# Problem to solve
Everything from the first line of the data below through the line that contains "var lineCol = '#3a3a3a';" should be written out exactly, please, and nothing more; the pictures stay out.

# Provided entries
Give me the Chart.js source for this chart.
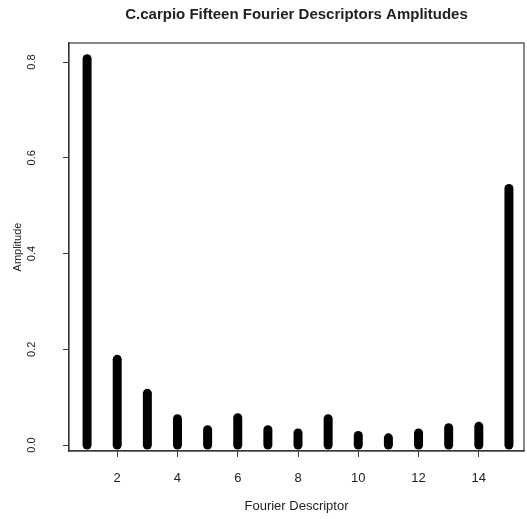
<!DOCTYPE html>
<html>
<head>
<meta charset="utf-8">
<script src="https://cdn.jsdelivr.net/npm/chart.js@4"></script>
<style>
  html, body { margin: 0; padding: 0; background: #fff; }
  canvas { display: block; }
</style>
</head>
<body>
<canvas id="fd" width="527" height="519"></canvas>
<script>
// Fourier descriptor index and amplitude
var descriptors = [1, 2, 3, 4, 5, 6, 7, 8, 9, 10, 11, 12, 13, 14, 15];
var amplitudes = [0.807, 0.179, 0.108, 0.055, 0.032, 0.057, 0.032, 0.025, 0.055, 0.020, 0.015, 0.025, 0.036, 0.039, 0.536];
var xTicks = [2, 4, 6, 8, 10, 12, 14];
var yTicks = [0.0, 0.2, 0.4, 0.6, 0.8];

var txt = '#222';
var lineCol = '#3a3a3a';

// one vertical line per descriptor, like R's type = "h"
var sets = descriptors.map(function (d, i) {
	return {
		data: [{ x: d, y: 0 }, { x: d, y: amplitudes[i] }],
		borderColor: '#000',
		borderWidth: 9,
		borderCapStyle: 'round',
		pointRadius: 0,
		showLine: true
	};
});

var boxAndLabels = {
	id: 'boxAndLabels',
	afterDraw: function (chart) {
		var ctx = chart.ctx, a = chart.chartArea;
		ctx.save();
		ctx.strokeStyle = lineCol;
		ctx.lineWidth = 1.2;
		ctx.strokeRect(a.left, a.top, a.right - a.left, a.bottom - a.top);
		var y = chart.scales.y;
		ctx.fillStyle = txt;
		ctx.font = '11px "Liberation Sans", Arial, sans-serif';
		ctx.textAlign = 'center';
		ctx.textBaseline = 'middle';
		yTicks.forEach(function (v) {
			ctx.save();
			ctx.translate(32, y.getPixelForValue(v));
			ctx.rotate(-Math.PI / 2);
			ctx.fillText(v.toFixed(1), 0, 0);
			ctx.restore();
		});
		ctx.restore();
	}
};

var ctx = document.getElementById('fd').getContext('2d');
var chart = new Chart(ctx, {
	type: 'scatter',
	data: { datasets: sets },
	options: {
		responsive: false,
		animation: false,
		layout: { padding: { left: 0, right: 3, top: 0, bottom: 0 } },
		plugins: {
			legend: { display: false },
			tooltip: { enabled: false },
			title: {
				display: true,
				fullSize: false,
				text: 'C.carpio Fifteen Fourier Descriptors Amplitudes',
				color: txt,
				font: { family: '"Liberation Sans", Arial, sans-serif', size: 15, weight: 'bold' },
				padding: { top: 6, bottom: 19 }
			}
		},
		scales: {
			x: {
				type: 'linear',
				min: 0.4,
				max: 15.5,
				afterBuildTicks: function (s) { s.ticks = xTicks.map(function (v) { return { value: v }; }); },
				afterFit: function (s) { s.height = 68; },
				grid: { display: true, drawOnChartArea: false, drawTicks: true, tickLength: 6, color: lineCol },
				border: { display: true, color: lineCol, width: 1.2 },
				ticks: {
					color: txt,
					padding: 14,
					maxRotation: 0,
					font: { family: '"Liberation Sans", Arial, sans-serif', size: 13 }
				},
				title: {
					display: true,
					text: 'Fourier Descriptor',
					color: txt,
					font: { family: '"Liberation Sans", Arial, sans-serif', size: 13 },
					padding: { top: 0, bottom: 5 }
				}
			},
			y: {
				min: -0.0125,
				max: 0.8397,
				afterBuildTicks: function (s) { s.ticks = yTicks.map(function (v) { return { value: v }; }); },
				afterFit: function (s) { s.width = 69; },
				grid: { display: true, drawOnChartArea: false, drawTicks: true, tickLength: 6, color: lineCol },
				border: { display: true, color: lineCol, width: 1.2 },
				ticks: { display: false },
				title: {
					display: true,
					text: 'Amplitude',
					color: txt,
					font: { family: '"Liberation Sans", Arial, sans-serif', size: 11 },
					padding: { top: 11, bottom: 0 }
				}
			}
		}
	},
	plugins: [boxAndLabels]
});
</script>
</body>
</html>
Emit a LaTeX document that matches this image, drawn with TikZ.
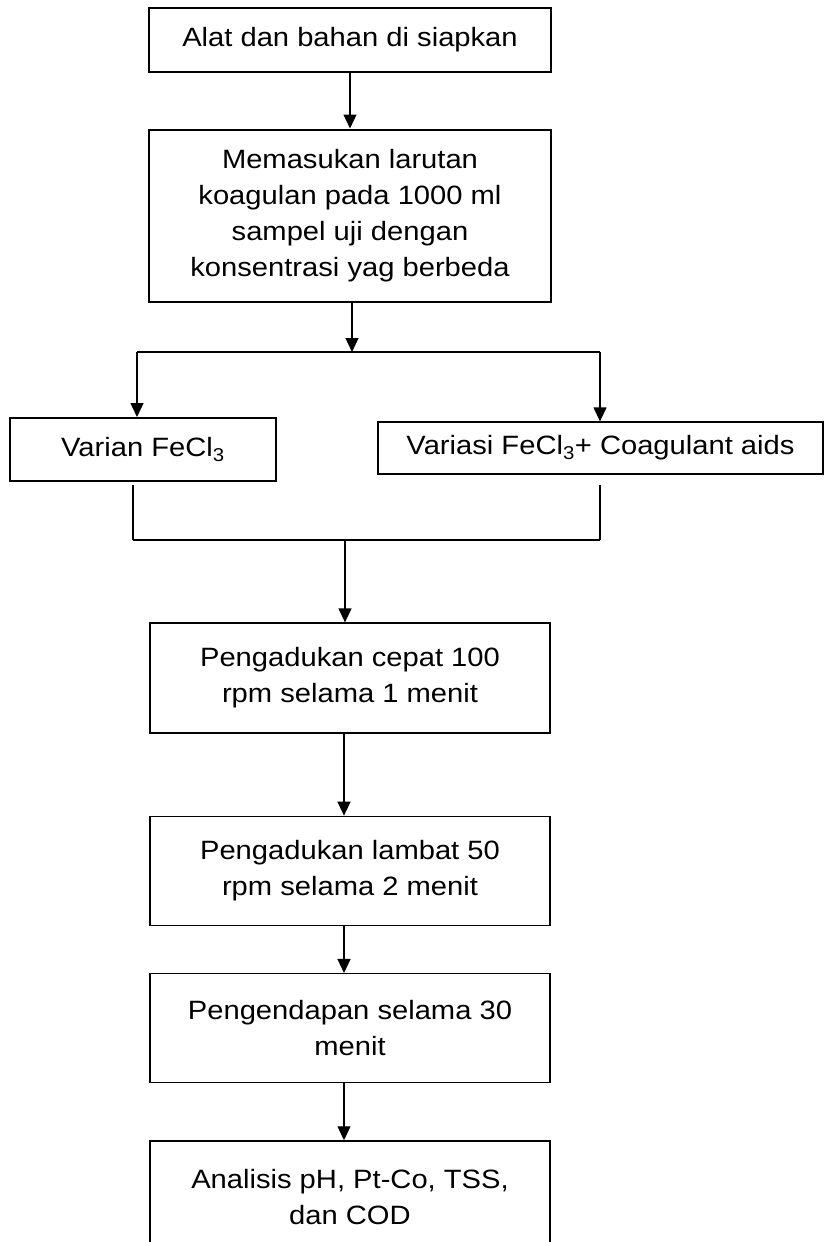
\documentclass[tikz,border=0pt]{standalone}
\usepackage{fontspec}
\setmainfont[FakeStretch=1.1]{Liberation Sans}
\usetikzlibrary{arrows.meta,positioning}

\begin{document}
\begin{tikzpicture}[
    x=1pt, y=1pt,
    box/.style={
        draw,
        line width=1.3pt,
        align=center,
        minimum width=400pt,
        inner sep=0pt,
        font=\fontsize{26.5}{36}\selectfont
    },
    thickbox/.style={
        box,
        line width=2pt
    },
    arrow/.style={-{Triangle[length=14pt,width=13pt]}, line width=1.3pt},
    link/.style={line width=1.3pt}
]
\useasboundingbox[fill=white] (0,0) rectangle (828,-1242);

\node[thickbox, minimum width=402pt, minimum height=64pt] (alat) at (350,-39.5) {Alat dan bahan di siapkan};
\node[thickbox, minimum width=402pt, minimum height=172pt, below=56pt of alat] (masuk) {Memasukan larutan\\koagulan pada 1000 ml\\sampel uji dengan\\konsentrasi yag berbeda};
\node[thickbox, minimum width=266pt, minimum height=63pt] (varian) at (143,-449.5) {Varian FeCl\textsubscript{3}};
\node[box, minimum width=445pt, minimum height=52pt] (variasi) at (600.5,-448) {Variasi FeCl\textsubscript{3}+ Coagulant aids};
\node[box, minimum height=110pt] (cepat) at (350,-678) {Pengadukan cepat 100\\rpm selama 1 menit};
\node[box, minimum height=109pt, below=82pt of cepat] (lambat) {Pengadukan lambat 50\\rpm selama 2 menit};
\node[box, minimum height=109pt, below=47pt of lambat] (endap) {Pengendapan selama 30\\menit};
\node[box, minimum height=113pt, below=57pt of endap] (analisis) {Analisis pH, Pt-Co, TSS,\\dan COD};

% split and join points
\coordinate (split) at (352,-352);
\coordinate (splitL) at (137,-352);
\coordinate (splitR) at (600,-352);
\coordinate (joinL) at (133,-540);
\coordinate (joinR) at (600,-540);
\coordinate (join) at (345,-540);
\coordinate (axis) at (344,0);

\draw[arrow] (alat) -- (masuk);
\draw[arrow] (masuk.south -| split) -- (split);
\draw[link] (splitL) -- (splitR);
\draw[arrow] (splitL) -- (varian.north -| splitL);
\draw[arrow] (splitR) -- (variasi.north -| splitR);
\draw[link, shorten <=3pt] (varian.south -| joinL) -- (joinL);
\draw[link, shorten <=10pt] (variasi.south -| joinR) -- (joinR);
\draw[link] (joinL) -- (joinR);
\draw[arrow] (join) -- (cepat.north -| join);
\draw[arrow] (cepat.south -| axis) -- (lambat.north -| axis);
\draw[arrow] (lambat.south -| axis) -- (endap.north -| axis);
\draw[arrow] (endap.south -| axis) -- (analisis.north -| axis);
\end{tikzpicture}
\end{document}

# Result below
Give me the Chart.js source for this chart.
<!DOCTYPE html>
<html>
<head>
<meta charset="utf-8">
<script src="https://cdn.jsdelivr.net/npm/chart.js@4"></script>
<style>
  html, body { margin: 0; padding: 0; background: #fff; }
  canvas { display: block; }
</style>
</head>
<body>
<canvas id="fd" width="527" height="519"></canvas>
<script>
// Fourier descriptor index and amplitude
var descriptors = [1, 2, 3, 4, 5, 6, 7, 8, 9, 10, 11, 12, 13, 14, 15];
var amplitudes = [0.807, 0.179, 0.108, 0.055, 0.032, 0.057, 0.032, 0.025, 0.055, 0.020, 0.015, 0.025, 0.036, 0.039, 0.536];
var xTicks = [2, 4, 6, 8, 10, 12, 14];
var yTicks = [0.0, 0.2, 0.4, 0.6, 0.8];

var txt = '#222';
var lineCol = '#3a3a3a';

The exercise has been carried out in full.